/ 27 March 2013

Opinion: On freedom and its discontent

Opinion: On Freedom And Its Discontent

Last week I attended the premier of the play aptly named Cadre and was left with a few things to ponder. It was a tale about the personal lives of those who participated in the struggle for freedom in South Africa; the sacrifices they made and the disillusionment they found and still find themselves left with after the promises of democracy.

At the show were a visible number of cadres, but I do not mean the ANC-type of cadres that we have become accustomed to in the daily rhetoric that gets paddled our way. I am talking here about the Pan Africanist Congress (PAC) cadres, all kitted out in berets, looking like displaced revolutionary Chavistas. The play was mostly about the political party – a telling of the narrative of the history of the armed struggle from a perspective that is hardly afforded to most South Africans.

The show was even blessed enough to have in attendance the current chairperson of the revived New Black Panther Party from the US, Malik Zulu Shabazz, who was accompanied by two bodyguards – one of which reminded me more of a Chubb security guard than anything else. Shabazz was in the country on invitation from the PAC – at least that is what one member of the audience and PAC led us to believe during the Q&A session that was held after the play.

The play brought ot mind the question of contested history. Freedom and its discontents in South Africa have not received the attention they deserve, nor have enough stories been told about our past. Many of us are well aware of the version of history that is constantly relayed to us through ANC rhetoric: the movement essentially played a significant role in bringing about the end of apartheid, securing the democracy that we now enjoy and the freedom that we so often and so easily take for granted.

We are reminded at almost every pre-election period and occasion of heavy scrutiny about the wonderful work the ANC does (to be fair, it has done its share, although arguably smaller than is shown to be the case) and how it will rule until a certain deity makes a re-appearance.

What we ought to know about the history of South Africa's struggle is that there was more than one movement sacrificing everything to make freedom a reality in this country: the AZAPOs and PACs of this world. I am curious about the PAC as it makes for an interesting subject when seen in relation to the ANC.

Like the ANC, the PAC had its own military wing in the form of APLA – the Azanian People's Liberation Army. It was known for being hard-hitting and direct and this engendered about it an air that even had the apartheid government worried. The PAC had Robert Sobukwe as its intellectual anchor and figure-head, a man who to this day remains, at least in my mind, the quintessential model of political sacrifice.

Of course one has to be mindful of the fact that the PAC came about as a result of an ideological split from the ANC.

But the PAC has allowed itself to wallow in apparent inactivity. While it does not have the numbers the ANC has, it should have rebuilt and repositioned itself to better address the issues that have become South Africa's new struggles.

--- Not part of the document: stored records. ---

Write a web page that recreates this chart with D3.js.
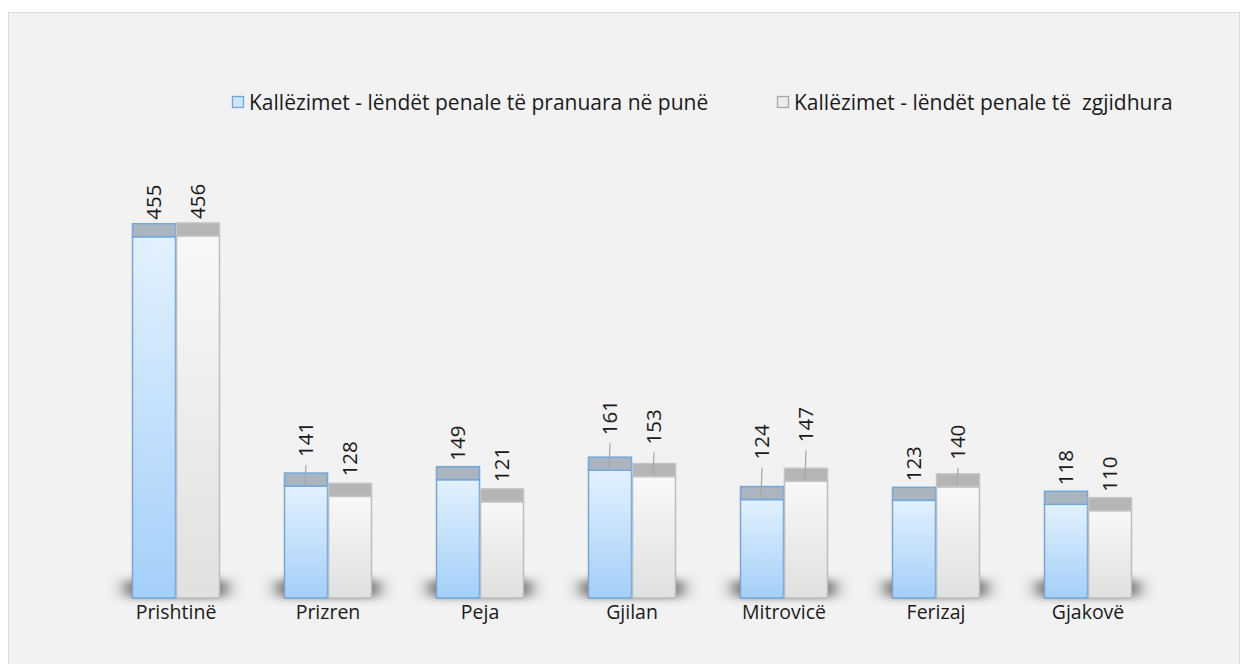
<!DOCTYPE html>
<html>
<head>
<meta charset="utf-8">
<script src="https://cdn.jsdelivr.net/npm/d3@7"></script>
<style>
  body { margin: 0; background: #ffffff; }
  text { font-family: "Open Sans", "Noto Sans", sans-serif; fill: #1a1a1a; }
</style>
</head>
<body>
<svg id="chart"></svg>
<script>
// data
var categories = ["Prishtinë", "Prizren", "Peja", "Gjilan", "Mitrovicë", "Ferizaj", "Gjakovë"];
var seriesNames = ["Kallëzimet - lëndët penale të pranuara në punë", "Kallëzimet - lëndët penale të  zgjidhura"];
var received = [455, 141, 149, 161, 124, 123, 118];
var resolved = [456, 128, 121, 153, 147, 140, 110];

// how far each value label was pushed up above its bar (layout, px)
var liftReceived = [4, 16, 6, 22, 27, 6, 6];
var liftResolved = [4, 7, 7, 19, 26, 14, 6];

var W = 1244, H = 664;
var baseY = 598, topDepth = 13, barW = 44;

var svg = d3.select("#chart").attr("width", W).attr("height", H);

var defs = svg.append("defs");
var gBlue = defs.append("linearGradient").attr("id", "gBlue").attr("x1", 0).attr("y1", 0).attr("x2", 0).attr("y2", 1);
gBlue.append("stop").attr("offset", "0%").attr("stop-color", "#e3f1fe");
gBlue.append("stop").attr("offset", "100%").attr("stop-color", "#a4cff9");
var gGrey = defs.append("linearGradient").attr("id", "gGrey").attr("x1", 0).attr("y1", 0).attr("x2", 0).attr("y2", 1);
gGrey.append("stop").attr("offset", "0%").attr("stop-color", "#f8f8f8");
gGrey.append("stop").attr("offset", "100%").attr("stop-color", "#e0e0e0");
defs.append("filter").attr("id", "blur").attr("x", "-40%").attr("y", "-150%").attr("width", "180%").attr("height", "400%")
  .append("feGaussianBlur").attr("stdDeviation", "9 4");

// chart area
svg.append("rect").attr("x", 8.5).attr("y", 12.5).attr("width", 1231).attr("height", 700)
  .attr("fill", "#f2f2f2").attr("stroke", "#d9d9d9");

var x = d3.scaleBand().domain(categories).range([100, 1164]);
var x1 = d3.scaleBand().domain([0, 1]).range([0, barW * 2]);
var y = d3.scaleLinear().domain([0, 500]).range([baseY, 201]);

var rows = categories.map(function(c, i) {
  return {cat: c, vals: [received[i], resolved[i]], lifts: [liftReceived[i], liftResolved[i]]};
});

function left(d) { return x(d.cat) + (x.bandwidth() - barW * 2) / 2; }

var groups = svg.selectAll(".grp").data(rows).enter().append("g").attr("class", "grp")
  .attr("transform", function(d) { return "translate(" + left(d) + ",0)"; });

// soft floor shadow
groups.append("rect")
  .attr("x", -6).attr("width", barW * 2 + 12)
  .attr("y", baseY - 18).attr("height", 17)
  .attr("fill", "#3c3c3c").attr("opacity", 0.8)
  .attr("filter", "url(#blur)");

var bars = groups.selectAll(".bar")
  .data(function(d) { return d.vals.map(function(v, s) { return {v: v, s: s, lift: d.lifts[s]}; }); })
  .enter().append("g").attr("class", "bar");

// front face
bars.append("rect")
  .attr("x", function(d) { return x1(d.s) + 0.5; })
  .attr("width", barW - 1)
  .attr("y", function(d) { return y(d.v); })
  .attr("height", function(d) { return baseY - y(d.v); })
  .attr("fill", function(d) { return d.s === 0 ? "url(#gBlue)" : "url(#gGrey)"; })
  .attr("stroke", function(d) { return d.s === 0 ? "#6fa8dc" : "#bcbcbc"; })
  .attr("stroke-width", 1.5);

// top face
bars.append("rect")
  .attr("x", function(d) { return x1(d.s) + 0.5; })
  .attr("width", barW - 1)
  .attr("y", function(d) { return y(d.v) - topDepth; })
  .attr("height", topDepth)
  .attr("fill", function(d) { return d.s === 0 ? "#aab5bf" : "#b5b5b5"; })
  .attr("stroke", function(d) { return d.s === 0 ? "#6fa8dc" : "#c4c4c4"; })
  .attr("stroke-width", 1.5);

// leader lines for pushed-up labels
bars.filter(function(d) { return d.lift > 10; }).append("line")
  .attr("x1", function(d) { return x1(d.s) + barW / 2; })
  .attr("x2", function(d) { return x1(d.s) + barW / 2 - 1; })
  .attr("y1", function(d) { return y(d.v) - topDepth - d.lift + 8; })
  .attr("y2", function(d) { return y(d.v) - 2; })
  .attr("stroke", "#a6a6a6").attr("stroke-width", 1.2);

// value labels
bars.append("text")
  .attr("transform", function(d) {
    return "translate(" + (x1(d.s) + barW / 2 + 7) + "," + (y(d.v) - topDepth - d.lift) + ") rotate(-90)";
  })
  .attr("font-size", 20.5)
  .text(function(d) { return d.v; });

// category axis
var xAxis = d3.axisBottom(x).tickSize(0).tickPadding(0);
var ax = svg.append("g").attr("transform", "translate(0,619)").call(xAxis);
ax.select(".domain").remove();
ax.selectAll("text").attr("font-size", 19.5).attr("dy", 0).style("font-family", "\"Open Sans\", sans-serif").attr("fill", "#1a1a1a");

// legend
var legend = svg.append("g").attr("transform", "translate(232,96)");
var legX = [0, 545];
var leg = legend.selectAll(".leg").data(seriesNames).enter().append("g")
  .attr("transform", function(d, i) { return "translate(" + legX[i] + ",0)"; });
leg.append("rect").attr("x", 0.5).attr("y", 0.5).attr("width", 11).attr("height", 11)
  .attr("fill", function(d, i) { return i === 0 ? "#cfe5fb" : "#ebebeb"; })
  .attr("stroke", function(d, i) { return i === 0 ? "#6fa8dc" : "#a6a6a6"; })
  .attr("stroke-width", 1.3);
leg.append("text").attr("x", 17).attr("y", 14).attr("font-size", 21)
  .attr("xml:space", "preserve")
  .text(function(d) { return d; });
</script>
</body>
</html>
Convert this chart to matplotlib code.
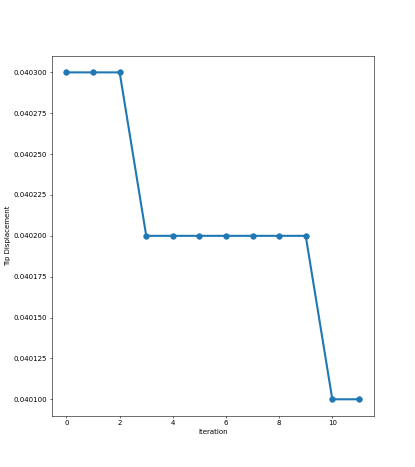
import matplotlib
matplotlib.use('Agg')
import matplotlib.pyplot as plt

iterations = [0, 1, 2, 3, 4, 5, 6, 7, 8, 9, 10, 11]
tip_displacement = [0.0403, 0.0403, 0.0403,
                    0.0402, 0.0402, 0.0402, 0.0402, 0.0402, 0.0402, 0.0402,
                    0.0401, 0.0401]

fig = plt.figure(figsize=(8.3, 9.34))
plt.plot(iterations, tip_displacement, marker='o', linewidth=3, markersize=8)
plt.xlabel('Iteration')
plt.ylabel('Tip Displacement')
plt.savefig('out.png', dpi=50)
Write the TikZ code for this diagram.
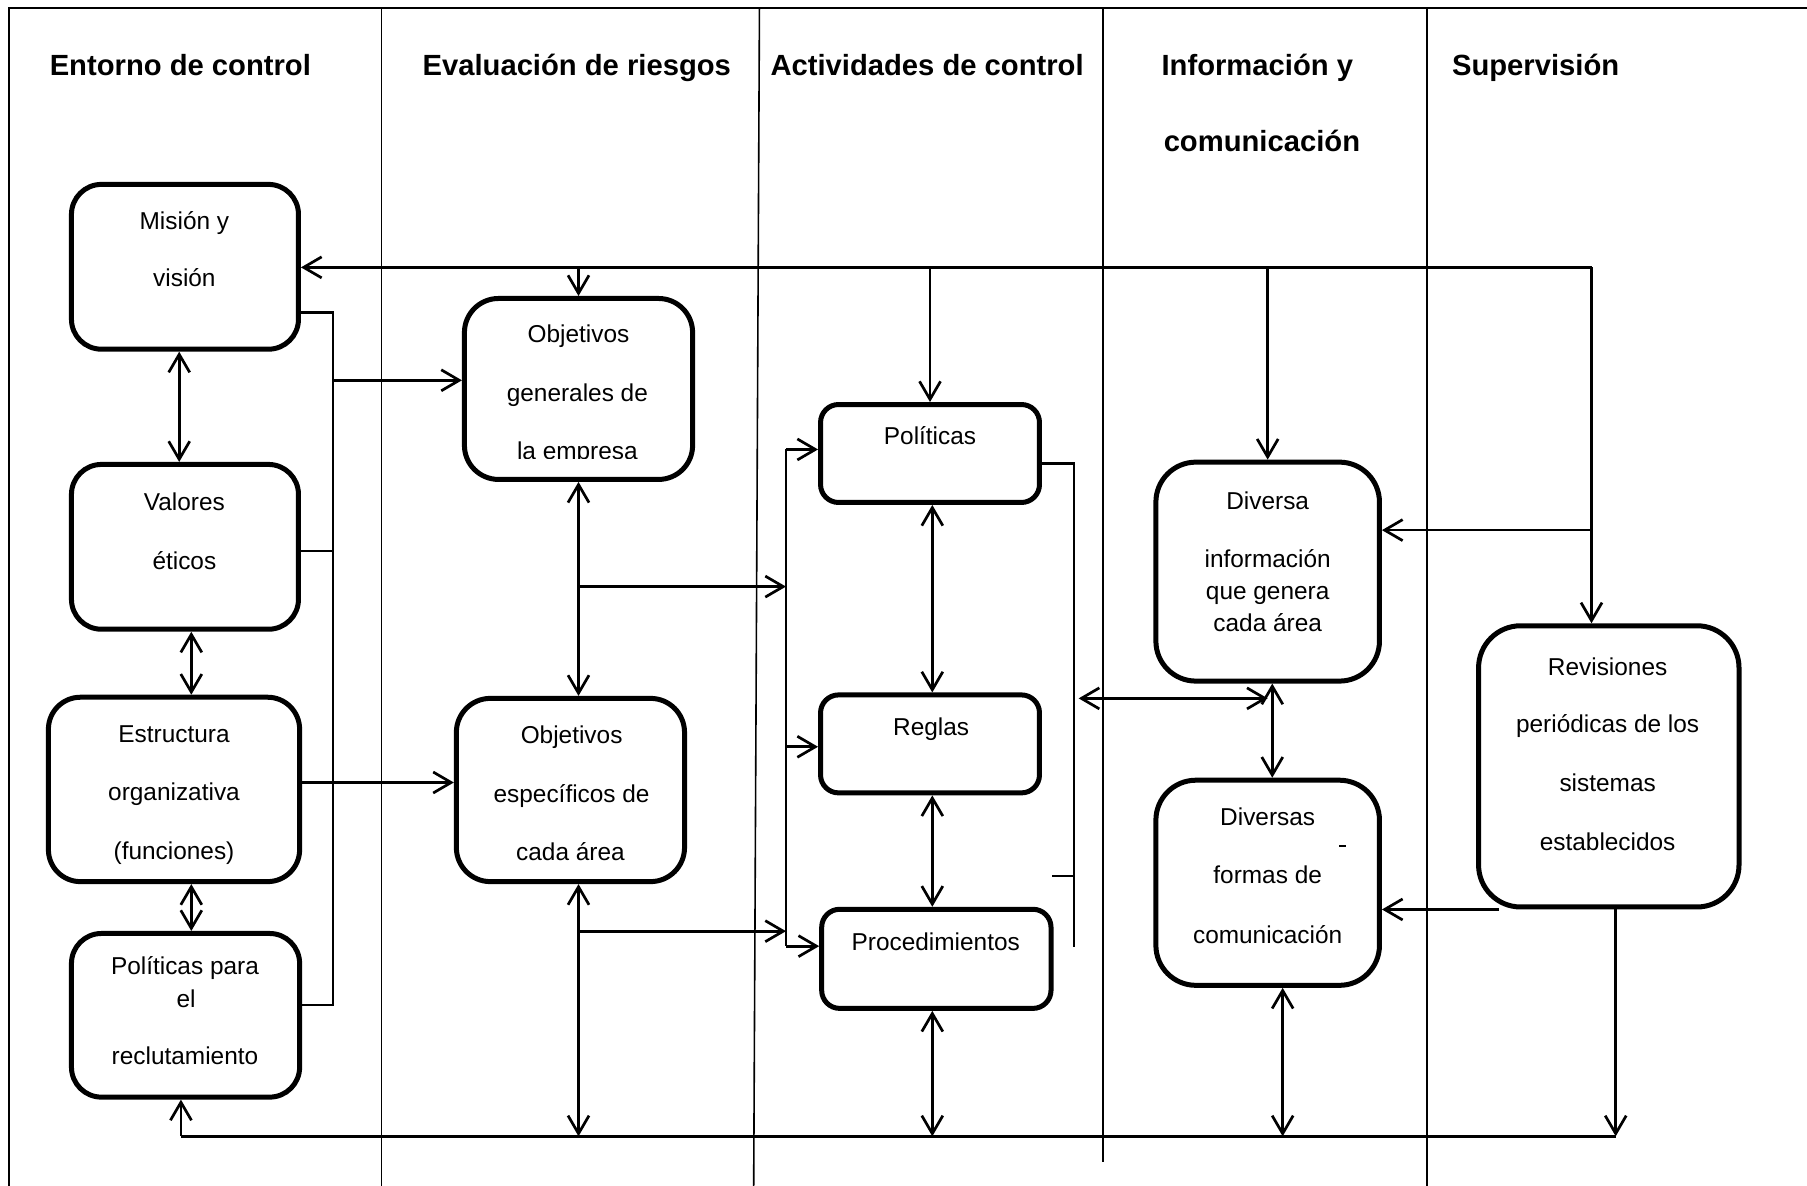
\documentclass[tikz,border=0pt]{standalone}
\usepackage{fontspec}
\setmainfont{Liberation Sans}
\usetikzlibrary{arrows.meta,fit,calc}
\begin{document}
\begin{tikzpicture}[x=0.57621pt,y=-0.57621pt,
  bx/.style={draw, line width=2.5pt, rounded corners=#1, inner sep=0pt},
  conn/.style={line width=1.35pt},
  arr/.style={conn, -{Straight Barb[length=9pt,width=10.5pt]}},
  darr/.style={conn, {Straight Barb[length=9pt,width=10.5pt]}-{Straight Barb[length=9pt,width=10.5pt]}},
  lane/.style={line width=0.8pt},
  hdr/.style={font=\fontsize{14.6}{17}\selectfont\bfseries, anchor=base, inner sep=0pt},
  txt/.style={font=\fontsize{12.2}{14}\selectfont, anchor=base, inner sep=0pt}]
\useasboundingbox (0,0) rectangle (1568,1029);

% swim lanes
\draw[lane] (8,1029) -- (8,7) -- (1568,7);
\draw[lane] (331,7) -- (331,1029);
\draw[lane] (659,7) -- (654,1029);
\draw[lane] (957,7) -- (957,1008);
\draw[lane] (1238,7) -- (1238,1029);

% headers
\node[hdr] (h1) at (156.5,65.5) {Entorno de control};
\node[hdr] (h2) at (500.5,65.5) {Evaluación de riesgos};
\node[hdr] (h3) at (804.5,65.5) {Actividades de control};
\node[hdr] (h4) at (1091,65.5) {Información y};
\node[hdr] (h4b) at (1095,131.5) {comunicación};
\node[hdr] (h5) at (1332.5,65.5) {Supervisión};

% boxes
\node[bx=15pt, fit={(62,160) (259,303)}] (mision) {};
\node[bx=15pt, fit={(62,403) (259,546)}] (valores) {};
\node[bx=16pt, fit={(42,605) (260,765)}] (estr) {};
\node[bx=15pt, fit={(62,810) (260,952)}] (polr) {};
\node[bx=17pt, fit={(403,259) (601,416)}] (objg) {};
\node[bx=17pt, fit={(396,606) (594,765)}] (objesp) {};
\node[bx=9pt, fit={(712,351) (902,436)}] (polit) {};
\node[bx=9pt, fit={(712,603) (902,688)}] (reglas) {};
\node[bx=9pt, fit={(713,789) (912,875)}] (proc) {};
\node[bx=20pt, fit={(1003,401) (1197,591)}] (diversa) {};
\node[bx=20pt, fit={(1003,677) (1197,855)}] (diversas) {};
\node[bx=21pt, fit={(1283,543) (1509,787)}] (rev) {};

% box texts
\node[txt] (m1) at (160,199) {Misión y};
\node[txt] (m2) at (160,249) {visión};
\node[txt] (v1) at (160,443) {Valores};
\node[txt] (v2) at (160,494) {éticos};
\node[txt] (e1) at (151,644) {Estructura};
\node[txt] (e2) at (151,695) {organizativa};
\node[txt] (e3) at (151,746) {(funciones)};
\node[txt] (p1) at (160.5,846) {Políticas para};
\node[txt] (p2) at (161.5,874) {el};
\node[txt] (p3) at (160.5,924) {reclutamiento};
\node[txt] (g1) at (502,297) {Objetivos};
\node[txt] (g2) at (501,348) {generales de};
\begin{scope}
\clip (403,250) rectangle (601,397.5);
\node[txt] (g3) at (501,399) {la empresa};
\end{scope}
\node[txt] (s1) at (496,645) {Objetivos};
\node[txt] (s2) at (496,696) {específicos de};
\node[txt] (s3) at (495,747) {cada área};
\node[txt] (pt) at (807,386) {Políticas};
\node[txt] (rg) at (808,638) {Reglas};
\node[txt] (pc) at (812,825) {Procedimientos};
\node[txt] (d1) at (1100,442) {Diversa};
\node[txt] (d2) at (1100,492) {información};
\node[txt] (d3) at (1100,520) {que genera};
\node[txt] (d4) at (1100,548) {cada área};
\node[txt] (f1) at (1100,716) {Diversas};
\node[txt] (f2) at (1100,767) {formas de};
\node[txt] (f3) at (1100,819) {comunicación};
\node[txt] (r1) at (1395,586) {Revisiones};
\node[txt] (r2) at (1395,636) {periódicas de los};
\node[txt] (r3) at (1395,687) {sistemas};
\node[txt] (r4) at (1395,738) {establecidos};

% coordinates
\coordinate (tb) at (1381,232);
\coordinate (lb1) at (289,271);
\coordinate (lb2) at (289,872);
\coordinate (lbv) at (289,478);
\coordinate (lbo) at (289,330);
\coordinate (xv) at (166,570);
\coordinate (ye) at (330,679);
\coordinate (cb1) at (682,509);
\coordinate (cb2) at (682,808);
\coordinate (cbt) at (682,390);
\coordinate (cbr) at (682,648);
\coordinate (cbb) at (682,821);
\coordinate (bl) at (157,986);
\coordinate (bb) at (1402,986);
\coordinate (pr) at (932,402);
\coordinate (pr2) at (932,822);
\coordinate (tk) at (913,760);
\coordinate (da) at (936,606);
\coordinate (xd) at (1104,630);
\coordinate (xf) at (1113,920);
\coordinate (rv1) at (1381,460);

% top bus
\draw[arr] (tb) -- (mision.east |- tb);
\draw[arr] (objg.north |- tb) -- (objg.north);
\draw[arr] (polit.north |- tb) -- (polit.north);
\draw[arr] (diversa.north |- tb) -- (diversa.north);
\draw[arr] (tb) -- (tb |- rev.north);
\draw[arr] (rv1) -- (diversa.east |- rv1);

% left bus
\draw[conn] (mision.east |- lb1) -- (lb1) -- (lb2) -- (polr.east |- lb2);
\draw[conn] (valores.east |- lbv) -- (lbv);
\draw[arr] (lbo) -- (objg.west |- lbo);

% left column
\draw[darr] ($(mision.south)+(-5,0)$) -- ($(valores.north)+(-5,0)$);
\draw[darr] (valores.south -| xv) -- (estr.north -| xv);
\draw[darr] (estr.south -| xv) -- (polr.north -| xv);
\draw[arr] (estr.east |- ye) -- (objesp.west |- ye);

% risk column
\draw[darr] (objg.south) -- (objg.south |- objesp.north);
\draw[arr] (objg.south |- cb1) -- (cb1);
\draw[arr] (objg.south |- cb2) -- (cb2);
\draw[darr] (objg.south |- objesp.south) -- (objg.south |- bb);

% control activities bus
\draw[conn] (cbt) -- (cbb);
\draw[arr] (cbt) -- (polit.west |- cbt);
\draw[arr] (cbr) -- (reglas.west |- cbr);
\draw[arr] (cbb) -- (proc.west |- cbb);
\draw[darr] ($(polit.south)+(2,0)$) -- ($(reglas.north)+(2,0)$);
\draw[darr] ($(reglas.south)+(2,0)$) -- ($(reglas.south |- proc.north)+(2,0)$);
\draw[darr] ($(reglas.south |- proc.south)+(2,0)$) -- ($(reglas.south |- bb)+(2,0)$);
\draw[conn] (polit.east |- pr) -- (pr) -- (pr2);
\draw[conn] (tk) -- (tk -| pr);

% information column
\draw[darr] (da) -- (diversa.south |- da);
\draw[darr] (diversa.south -| xd) -- (diversas.north -| xd);
\draw[darr] (diversas.south -| xf) -- (xf |- bb);
\draw[arr] ($(rev.south west)+(20,0)$) -- (diversas.east |- rev.south);
\draw[line width=0.8pt] (1162,734) -- (1168,734);

% supervision + bottom bus
\draw[arr] (rev.south -| bb) -- (bb);
\draw[conn] (bb) -- (bl);
\draw[arr] (bl) -- (polr.south -| bl);
\end{tikzpicture}
\end{document}
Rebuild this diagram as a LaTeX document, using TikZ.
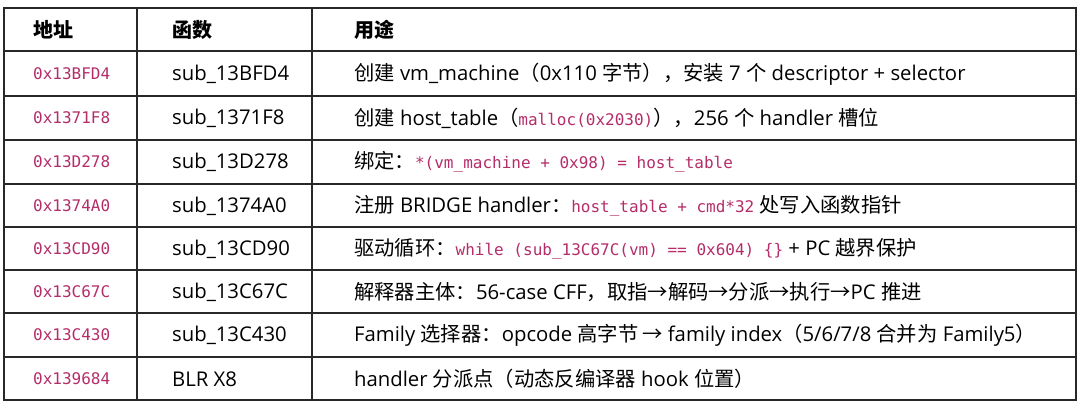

At the play last week I saw and heard understandably frustrated cadres of the PAC in attendance. Emotional from the show, they too lamented the very points I touched on but they still had about them a heavily militant air, which I would guess has not endeared them all too well to potentially new constituencies in an era of South Africa as a democracy. In fact, so loudly militant were they after show that the few white folks, who were brave enough to attend it, were left visibly shaken from their shouting of “izolethu, iAfrika”, “black power, black power". It might help the PAC if they start here.